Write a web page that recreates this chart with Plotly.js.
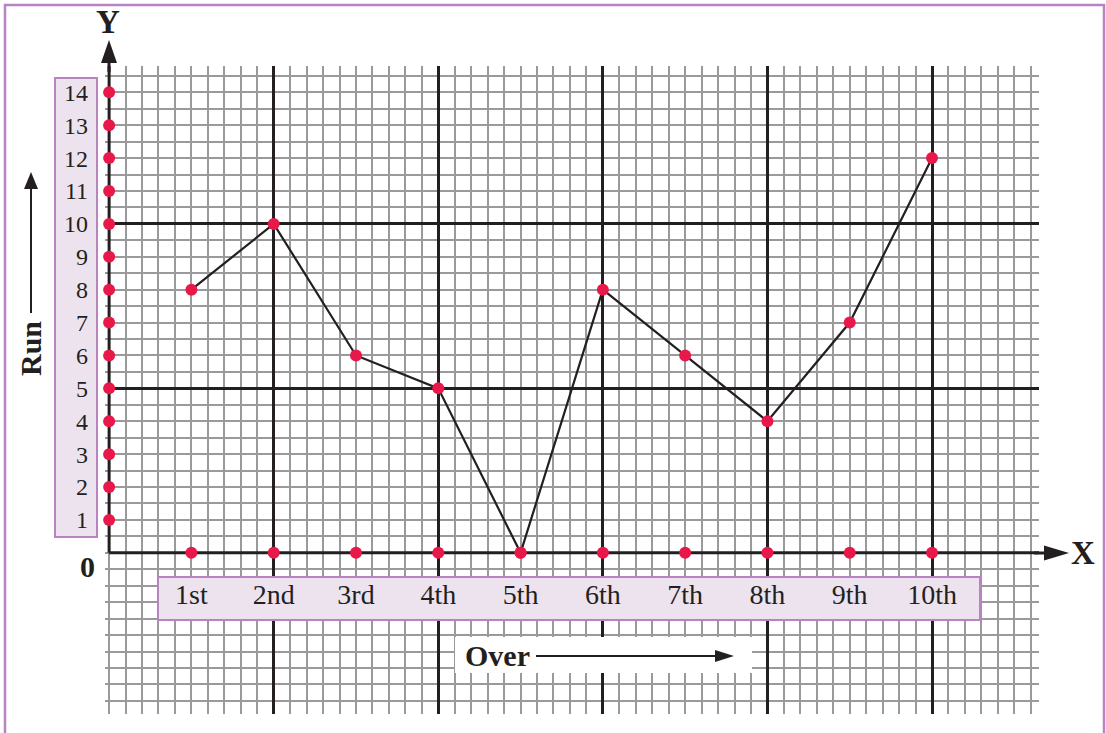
<!DOCTYPE html>
<html>
<head>
<meta charset="utf-8">
<script src="https://cdn.plot.ly/plotly-3.0.1.min.js"></script>
<style>html,body{margin:0;padding:0;background:#fff;}#chart{width:1106px;height:733px;}</style>
</head>
<body>
<div id="chart"></div>
<script>
// ---- data ----
const overs = [1, 2, 3, 4, 5, 6, 7, 8, 9, 10];
const overLabels = ['1st', '2nd', '3rd', '4th', '5th', '6th', '7th', '8th', '9th', '10th'];
const runs = [8, 10, 6, 5, 0, 8, 6, 4, 7, 12];
const runTicks = [1, 2, 3, 4, 5, 6, 7, 8, 9, 10, 11, 12, 13, 14];
const majorOverLines = [2, 4, 6, 8, 10];
const majorRunLines = [5, 10];

// ---- layout geometry ----
const W = 1106, H = 733;
const M = {l: 105, r: 67, t: 66, b: 19};
const xRange = [-0.05, 11.3];
const yRange = [-4.9, 14.8];
const plotW = W - M.l - M.r, plotH = H - M.t - M.b;
const px = p => (p - M.l) / plotW;                 // pixel x -> paper
const py = p => (H - M.b - p) / plotH;             // pixel y -> paper
const dx = p => xRange[0] + (p - M.l) / plotW * (xRange[1] - xRange[0]); // pixel x -> data
const dy = p => yRange[1] - (p - M.t) / plotH * (yRange[1] - yRange[0]); // pixel y -> data

const INK = '#231f20';
const RED = '#e8194a';
const GRID = '#9a9a9c';
const PURPLE = '#b983c1';
const LAVENDER = '#ede3ef';
const SERIF = "'Liberation Serif', serif";

const traces = [
  {
    x: overs, y: runs, type: 'scatter', mode: 'lines+markers',
    line: {color: INK, width: 2.2},
    marker: {color: RED, size: 12},
    cliponaxis: false, hoverinfo: 'skip', showlegend: false
  },
  {
    x: overs, y: overs.map(() => 0), type: 'scatter', mode: 'markers',
    marker: {color: RED, size: 12}, xaxis: 'x2', yaxis: 'y2',
    cliponaxis: false, hoverinfo: 'skip', showlegend: false
  },
  {
    x: runTicks.map(() => 0), y: runTicks, type: 'scatter', mode: 'markers',
    marker: {color: RED, size: 12}, xaxis: 'x2', yaxis: 'y2',
    cliponaxis: false, hoverinfo: 'skip', showlegend: false
  }
];

function headPath(tip, dir, len, half) {
  const [tx, ty] = tip;
  let pts;
  if (dir === 'up') pts = [[tx, ty], [tx - half, ty + len], [tx + half, ty + len]];
  else pts = [[tx, ty], [tx - len, ty - half], [tx - len, ty + half]];
  return 'M' + pts.map(p => px(p[0]) + ',' + py(p[1])).join(' L') + ' Z';
}

const shapes = [
  // outer frame
  {type: 'rect', xref: 'paper', yref: 'paper', x0: px(5), x1: px(1104), y0: py(770), y1: py(5),
   line: {color: PURPLE, width: 2.5}, fillcolor: 'rgba(0,0,0,0)', layer: 'below'},
  // y tick label box
  {type: 'rect', xref: 'paper', yref: 'paper', x0: px(55), x1: px(97), y0: py(537), y1: py(78),
   line: {color: PURPLE, width: 2}, fillcolor: LAVENDER, layer: 'below'},
  // x tick label box
  {type: 'rect', xref: 'x', yref: 'y', x0: dx(158), x1: dx(980), y0: dy(620), y1: dy(577),
   line: {color: PURPLE, width: 2}, fillcolor: LAVENDER, layer: 'between'},
  // "Over" white box
  {type: 'rect', xref: 'x', yref: 'y', x0: dx(455), x1: dx(752), y0: dy(673), y1: dy(637),
   line: {width: 0}, fillcolor: '#ffffff', layer: 'between'},
  // x axis line
  {type: 'line', xref: 'x', yref: 'y', x0: 0, x1: xRange[1], y0: 0, y1: 0,
   line: {color: INK, width: 3}, layer: 'between'},
  // y axis line
  {type: 'line', xref: 'x', yref: 'y', x0: 0, x1: 0, y0: 0, y1: yRange[1],
   line: {color: INK, width: 3}, layer: 'between'},
  // axis extensions and arrowheads
  {type: 'line', xref: 'paper', yref: 'paper', x0: px(109), x1: px(109), y0: py(72), y1: py(58),
   line: {color: INK, width: 3}, layer: 'above'},
  {type: 'path', xref: 'paper', yref: 'paper', path: headPath([109, 40], 'up', 23, 8),
   fillcolor: INK, line: {width: 0}, layer: 'above'},
  {type: 'line', xref: 'paper', yref: 'paper', x0: px(1034), x1: px(1050), y0: py(553), y1: py(553),
   line: {color: INK, width: 3}, layer: 'above'},
  {type: 'path', xref: 'paper', yref: 'paper', path: headPath([1069, 553], 'right', 25, 7.5),
   fillcolor: INK, line: {width: 0}, layer: 'above'},
  // Run arrow
  {type: 'line', xref: 'paper', yref: 'paper', x0: px(31), x1: px(31), y0: py(313), y1: py(186),
   line: {color: INK, width: 2}, layer: 'above'},
  {type: 'path', xref: 'paper', yref: 'paper', path: headPath([31, 172], 'up', 17, 7),
   fillcolor: INK, line: {width: 0}, layer: 'above'},
  // Over arrow
  {type: 'line', xref: 'paper', yref: 'paper', x0: px(536), x1: px(720), y0: py(656), y1: py(656),
   line: {color: INK, width: 2}, layer: 'above'},
  {type: 'path', xref: 'paper', yref: 'paper', path: headPath([734, 656], 'right', 19, 6),
   fillcolor: INK, line: {width: 0}, layer: 'above'}
];

const textNote = (text, x, y, size, extra) => Object.assign({
  text: text, xref: 'paper', yref: 'paper', x: px(x), y: py(y), showarrow: false,
  xanchor: 'center', yanchor: 'middle',
  font: {family: SERIF, size: size, color: INK}
}, extra || {});

const annotations = [
  textNote('<b>Y</b>', 108, 22, 33),
  textNote('<b>X</b>', 1083, 553, 33),
  textNote('<b>0</b>', 87, 566, 30),
  textNote('<b>Run</b>', 30, 349, 30, {textangle: -90}),
  textNote('<b>Over</b>', 497, 655, 30)
];

const layout = {
  width: W, height: H,
  margin: M,
  paper_bgcolor: '#ffffff', plot_bgcolor: '#ffffff',
  showlegend: false,
  hovermode: false,
  xaxis: {
    range: xRange, anchor: 'free', position: py(575),
    tickmode: 'array', tickvals: overs, ticktext: overLabels,
    ticks: '', showline: false, zeroline: false,
    showgrid: true, gridcolor: GRID, gridwidth: 2,
    minor: {dtick: 0.2, tick0: 0, showgrid: true, gridcolor: GRID, gridwidth: 2},
    tickfont: {family: SERIF, size: 28, color: INK},
    fixedrange: true
  },
  yaxis: {
    range: yRange, anchor: 'x',
    tickmode: 'array', tickvals: runTicks, ticktext: runTicks.map(String),
    ticks: '', showline: false, zeroline: false,
    ticklabelstandoff: 16,
    showgrid: true, gridcolor: GRID, gridwidth: 2,
    minor: {dtick: 0.5, tick0: 0, showgrid: true, gridcolor: GRID, gridwidth: 2},
    tickfont: {family: SERIF, size: 24, color: INK},
    fixedrange: true
  },
  xaxis2: {
    range: xRange, overlaying: 'x', anchor: 'y2',
    tickmode: 'array', tickvals: majorOverLines, showticklabels: false,
    ticks: '', showline: false, zeroline: false,
    showgrid: true, gridcolor: INK, gridwidth: 3, fixedrange: true
  },
  yaxis2: {
    range: yRange, overlaying: 'y', anchor: 'x2',
    tickmode: 'array', tickvals: majorRunLines, showticklabels: false,
    ticks: '', showline: false, zeroline: false,
    showgrid: true, gridcolor: INK, gridwidth: 3, fixedrange: true
  },
  shapes: shapes,
  annotations: annotations
};

Plotly.newPlot('chart', traces, layout, {staticPlot: true, displayModeBar: false});
</script>
</body>
</html>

- Work instructions -
Leave out the pictures, then repeat the listing above exactly from its first line to the line with "const majorRunLines = [5, 10];", inclusive.

- Answer to this problem -
Write a web page that recreates this chart with Plotly.js.
<!DOCTYPE html>
<html>
<head>
<meta charset="utf-8">
<script src="https://cdn.plot.ly/plotly-3.0.1.min.js"></script>
<style>html,body{margin:0;padding:0;background:#fff;}#chart{width:1106px;height:733px;}</style>
</head>
<body>
<div id="chart"></div>
<script>
// ---- data ----
const overs = [1, 2, 3, 4, 5, 6, 7, 8, 9, 10];
const overLabels = ['1st', '2nd', '3rd', '4th', '5th', '6th', '7th', '8th', '9th', '10th'];
const runs = [8, 10, 6, 5, 0, 8, 6, 4, 7, 12];
const runTicks = [1, 2, 3, 4, 5, 6, 7, 8, 9, 10, 11, 12, 13, 14];
const majorOverLines = [2, 4, 6, 8, 10];
const majorRunLines = [5, 10];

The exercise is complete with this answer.